So I’ll be completely honest with you.
I never cook with dried beans. Never, ever, ever.
I have always used canned beans instead. That is, until now.
Because hello? The IP can pressure cook the beans in just a fraction of the time it would take in real life! (“Real life” meaning stovetop.)
And guess what? There’s no pre-soak needed here either!
So there you have it. Red beans and rice literally from scratch using dried beans.
If you want to keep it vegetarian, you can omit the andouille sausage but still keep the same cooking time in the IP.
Just be sure to serve warm with rice and a dash of Tabasco for a kick of heat!
Instant Pot Red Beans and Rice
Ingredients
- 1 ½ cups white long grain rice
- 1 tablespoon olive oil
- 1 12.8-ounce package smoked andouille sausage, thinly sliced
- 4 cloves garlic, minced
- 1 onion, diced
- 1 green bell pepper, diced
- 2 stalks celery, thinly sliced
- 1 pound dry red beans
- 1 ½ teaspoons Cajun seasoning
- 1 teaspoon dried oregano
- ½ teaspoon dried basil
- ¼ teaspoon dried sage
- 2 sprigs fresh thyme
- 2 bay leaves
- 4 cup low sodium vegetable broth
- Kosher salt and freshly ground black pepper, to taste
- 1 teaspoon hot sauce, or more, to taste
- 2 green onions, thinly sliced
Instructions
- In a large saucepan of 3 cups water, cook rice according to package instructions; set aside.
- Set a 6-qt Instant Pot® to the high saute setting. Add olive oil and sausage. Cook, stirring frequently, until sausage is lightly browned, about 3-4 minutes. Transfer to a paper towel-lined plate; set aside.

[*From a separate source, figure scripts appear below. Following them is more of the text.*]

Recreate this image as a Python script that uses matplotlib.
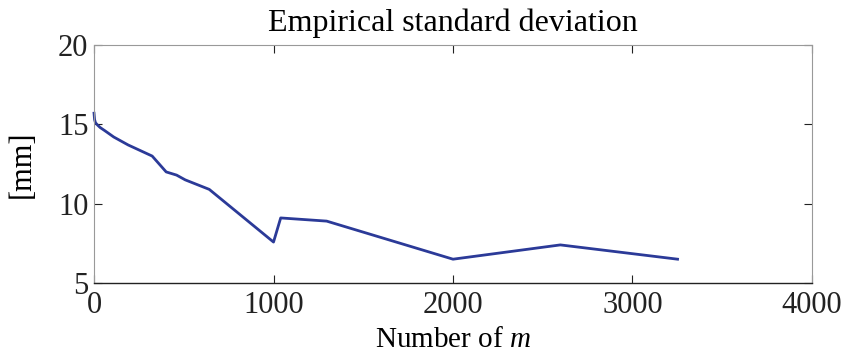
import matplotlib
matplotlib.use("Agg")
import matplotlib.pyplot as plt

plt.rcParams['font.family'] = ['Liberation Serif', 'DejaVu Serif']
plt.rcParams['mathtext.fontset'] = 'custom'
plt.rcParams['mathtext.rm'] = 'Liberation Serif'
plt.rcParams['mathtext.it'] = 'Liberation Serif:italic'

# empirical std vs number of samples
m_vals = [0, 3, 8, 20, 34, 60, 110, 190, 324, 402, 460, 508, 642, 1000, 1040, 1296, 2000, 2598, 3251]
std_vals = [15.7, 15.3, 15.1, 14.95, 14.8, 14.6, 14.2, 13.7, 13.0, 12.0, 11.8, 11.5, 10.9, 7.58, 9.1, 8.9, 6.5, 7.4, 6.5]

xticks = [0, 1000, 2000, 3000, 4000]
yticks = [5, 10, 15, 20]

fig = plt.figure(figsize=(8.41, 3.54), dpi=100)
ax = fig.add_axes([0.1118, 0.2006, 0.8537, 0.6723])

ax.plot(m_vals, std_vals, color='#2b3a98', linewidth=2.0, clip_on=False)

ax.set_xlim(0, 4000)
ax.set_ylim(5, 20)
ax.set_xticks(xticks)
ax.set_yticks(yticks)
ax.tick_params(direction='in', length=6, width=0.8, labelsize=22,
               top=True, right=True, colors='#222222')
ax.tick_params(axis='x', pad=6)
ax.tick_params(axis='y', pad=4)
for side in ['left', 'top', 'right']:
    ax.spines[side].set_color('#999999')
    ax.spines[side].set_linewidth(0.8)
ax.spines['bottom'].set_color('#222222')
ax.spines['bottom'].set_linewidth(1.0)

ax.set_title('Empirical standard deviation', fontsize=23, pad=10)
ax.set_xlabel('Number of $m$', fontsize=21, labelpad=5)
ax.set_ylabel('[mm]', fontsize=22, labelpad=15)

fig.savefig('out.png', dpi=100)
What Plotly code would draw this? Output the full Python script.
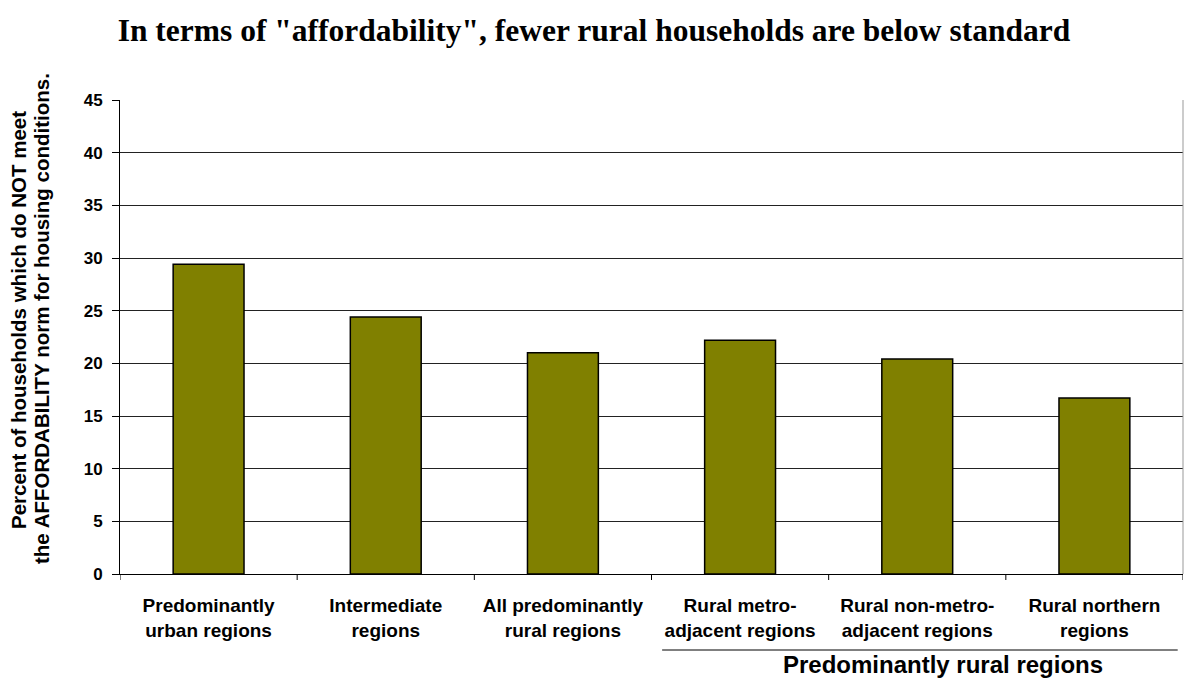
import plotly.graph_objects as go

categories = [
    "Predominantly<br>urban regions",
    "Intermediate<br>regions",
    "All predominantly<br>rural regions",
    "Rural metro-<br>adjacent regions",
    "Rural non-metro-<br>adjacent regions",
    "Rural northern<br>regions",
]
values = [29.4, 24.4, 21.0, 22.2, 20.4, 16.7]
y_ticks = [0, 5, 10, 15, 20, 25, 30, 35, 40, 45]
title_text = 'In terms of "affordability", fewer rural households are below standard'
ytitle_lines = ["Percent of households which do NOT meet",
                "the AFFORDABILITY norm for housing conditions."]
group_label = "Predominantly rural regions"

fig = go.Figure()
fig.add_trace(go.Bar(
    x=list(range(len(categories))), y=values,
    marker=dict(color="#808000", line=dict(color="#000000", width=1.5)),
))

L, R, T, B = 120, 2, 100, 107
W, H = 1185, 681
ph = H - T - B
pw = W - L - R

fig.update_layout(
    width=W, height=H,
    margin=dict(l=L, r=R, t=T, b=B),
    paper_bgcolor="white", plot_bgcolor="white",
    bargap=0.6, showlegend=False,
    title=dict(text="<b>" + title_text + "</b>", x=(594) / W, xanchor="center",
               y=1 - 30 / H, yanchor="middle",
               font=dict(family="Liberation Serif", size=31.5, color="black")),
    font=dict(family="Liberation Sans", color="black"),
)
fig.update_xaxes(
    type="linear", range=[-0.5, 5.5],
    tickvals=list(range(len(categories))),
    ticktext=["<b>" + c + "</b>" for c in categories],
    tickfont=dict(size=19, family="Liberation Sans", color="black"),
    ticklabelstandoff=14,
    showgrid=False, zeroline=False,
    showline=True, linecolor="black", linewidth=1,
    ticks="", fixedrange=True,
)
# boundary tick marks between categories
for b in [-0.5, 0.5, 1.5, 2.5, 3.5, 4.5, 5.5]:
    fig.add_shape(type="line", xref="x", yref="paper", x0=b, x1=b, y0=0, y1=-6 / ph,
                  line=dict(color="black", width=1))
fig.update_yaxes(
    range=[0, 45], tickvals=y_ticks,
    ticktext=["<b>%d</b>" % v for v in y_ticks],
    tickfont=dict(size=17, family="Liberation Sans", color="black"),
    showgrid=True, gridcolor="#222222", gridwidth=1,
    zeroline=False, showline=True, linecolor="black", linewidth=1,
    ticks="outside", ticklen=7, tickcolor="black",
    ticklabelstandoff=6,
)
# right border of plot area
fig.add_shape(type="line", xref="paper", yref="paper", x0=1, x1=1, y0=0, y1=1,
              line=dict(color="#999999", width=1))

# y-axis title lines
fig.add_annotation(text="<b>" + ytitle_lines[0] + "</b>", textangle=-90,
                   xref="paper", yref="paper",
                   x=(18 - L) / pw, y=(H - B - 320) / ph,
                   xanchor="center", yanchor="middle", showarrow=False,
                   font=dict(size=20.5, family="Liberation Sans", color="black"))
fig.add_annotation(text="<b>" + ytitle_lines[1] + "</b>", textangle=-90,
                   xref="paper", yref="paper",
                   x=(41 - L) / pw, y=(H - B - 319) / ph,
                   xanchor="center", yanchor="middle", showarrow=False,
                   font=dict(size=20.5, family="Liberation Sans", color="black"))
# group bracket line and label
fig.add_shape(type="line", xref="x", yref="paper", x0=2.56, x1=5.47,
              y0=(H - B - 650) / ph, y1=(H - B - 650) / ph,
              line=dict(color="black", width=1))
fig.add_annotation(text="<b>" + group_label + "</b>", xref="x", yref="paper",
                   x=(943 - L) / (pw / 6) - 0.5, y=(H - B - 664) / ph,
                   xanchor="center", yanchor="middle",
                   showarrow=False,
                   font=dict(size=24, family="Liberation Sans", color="black"))

fig.write_html("out.html")
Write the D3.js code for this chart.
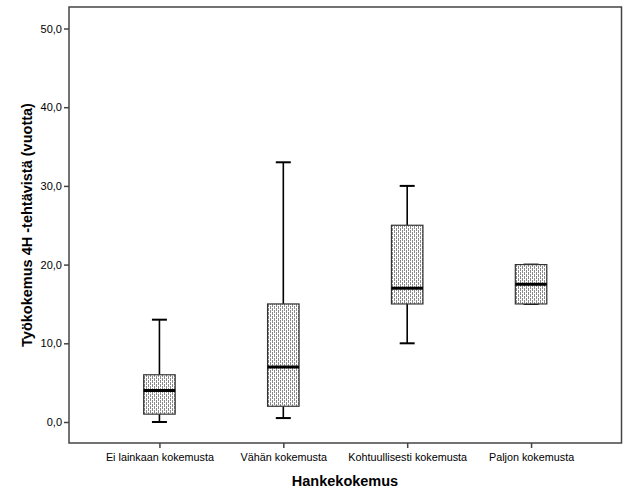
<!DOCTYPE html>
<html><head><meta charset="utf-8">
<script src="https://cdn.jsdelivr.net/npm/d3@7"></script>
<style>body{margin:0;background:#fff}svg{display:block}text{font-family:Arial,"Liberation Sans",sans-serif}</style>
</head><body><svg id="c" width="629" height="504"></svg>
<script>
const categories = ["Ei lainkaan kokemusta","Vähän kokemusta","Kohtuullisesti kokemusta","Paljon kokemusta"];
const whiskerLow = [0, 0.5, 10, 15];
const q1 = [1, 2, 15, 15];
const median = [4, 7, 17, 17.5];
const q3 = [6, 15, 25, 20];
const whiskerHigh = [13, 33, 30, 20];
const yTicks = [0,10,20,30,40,50];
const xTitle = "Hankekokemus";
const yTitle = "Työkokemus 4H -tehtävistä (vuotta)";

const svg = d3.select("#c");
const L=69, R=621.5, T=7, B=443;
const x = d3.scalePoint().domain(categories).range([L,R]).padding(0.73);
const y = d3.scaleLinear().domain([0,50]).range([422,28.5]);

const defs = svg.append("defs");
const pat = defs.append("pattern").attr("id","dots").attr("patternUnits","userSpaceOnUse").attr("width",4).attr("height",4);
pat.append("rect").attr("width",4).attr("height",4).attr("fill","#fff");
pat.append("rect").attr("x",0).attr("y",0).attr("width",1).attr("height",3).attr("fill","#8a8a8a");
pat.append("rect").attr("x",2).attr("y",2).attr("width",1).attr("height",2).attr("fill","#8a8a8a");
pat.append("rect").attr("x",2).attr("y",0).attr("width",1).attr("height",1).attr("fill","#8a8a8a");

// frame
svg.append("rect").attr("x",L).attr("y",T).attr("width",R-L).attr("height",B-T)
  .attr("fill","none").attr("stroke","#444").attr("stroke-width",1.5);

// y axis
const ya = svg.append("g").attr("transform",`translate(${L},0)`)
  .call(d3.axisLeft(y).tickValues(yTicks).tickSize(5).tickPadding(2).tickFormat(d=>d.toFixed(1).replace(".",",")));
ya.select(".domain").remove();
ya.selectAll("line").attr("stroke","#444").attr("stroke-width",1.5);
ya.selectAll("text").attr("font-size",11).attr("fill","#000").attr("font-family","Arial, 'Liberation Sans', sans-serif");

// x axis
const xa = svg.append("g").attr("transform",`translate(0,${B})`)
  .call(d3.axisBottom(x).tickSize(5).tickPadding(5));
xa.select(".domain").remove();
xa.selectAll("line").attr("stroke","#444").attr("stroke-width",1.5);
xa.selectAll("text").attr("font-size",10.8).attr("fill","#000").attr("font-family","Arial, 'Liberation Sans', sans-serif");

// titles
svg.append("text").attr("x",345).attr("y",486).attr("text-anchor","middle")
  .attr("font-size",14.5).attr("font-weight","bold").text(xTitle);
svg.append("text").attr("transform",`translate(32,225) rotate(-90)`).attr("text-anchor","middle")
  .attr("font-size",14.5).attr("font-weight","bold").text(yTitle);

// boxes
const bw = 31.5, cw = 15;
categories.forEach((c,i)=>{
  const cx = x(c);
  const g = svg.append("g");
  // whiskers
  g.append("line").attr("x1",cx).attr("x2",cx).attr("y1",y(whiskerHigh[i])).attr("y2",y(q3[i])).attr("stroke","#000").attr("stroke-width",1.6);
  g.append("line").attr("x1",cx).attr("x2",cx).attr("y1",y(q1[i])).attr("y2",y(whiskerLow[i])).attr("stroke","#000").attr("stroke-width",1.6);
  // caps
  [whiskerHigh[i], whiskerLow[i]].forEach(v=>{
    g.append("line").attr("x1",cx-cw/2).attr("x2",cx+cw/2).attr("y1",y(v)).attr("y2",y(v)).attr("stroke","#000").attr("stroke-width",2);
  });
  // box
  g.append("rect").attr("x",cx-bw/2).attr("y",y(q3[i])).attr("width",bw).attr("height",y(q1[i])-y(q3[i]))
    .attr("fill","url(#dots)").attr("stroke","#333").attr("stroke-width",1.2);
  // median
  g.append("line").attr("x1",cx-bw/2).attr("x2",cx+bw/2).attr("y1",y(median[i])).attr("y2",y(median[i])).attr("stroke","#000").attr("stroke-width",3);
});
</script></body></html>
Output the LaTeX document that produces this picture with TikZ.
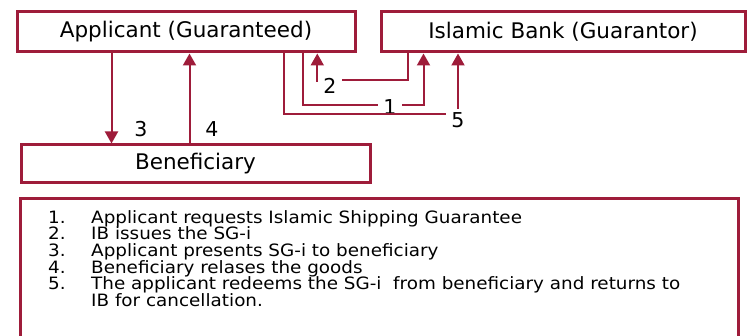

- Add garlic, onion, bell pepper and celery. Cook, stirring occasionally, until tender, about 2-3 minutes.
- Stir in sausage, red beans, Cajun seasoning, oregano, basil, sage, thyme, bay leaves and vegetable broth; season with salt and pepper, to taste.
- Select manual setting; adjust pressure to high, and set time for 30-35 minutes. When finished cooking, release pressure naturally according to manufacturer's directions, about 20-30 minutes.*
- Serve immediately with rice and hot sauce, garnished with green onions, if desired.
Notes
Did you make this recipe?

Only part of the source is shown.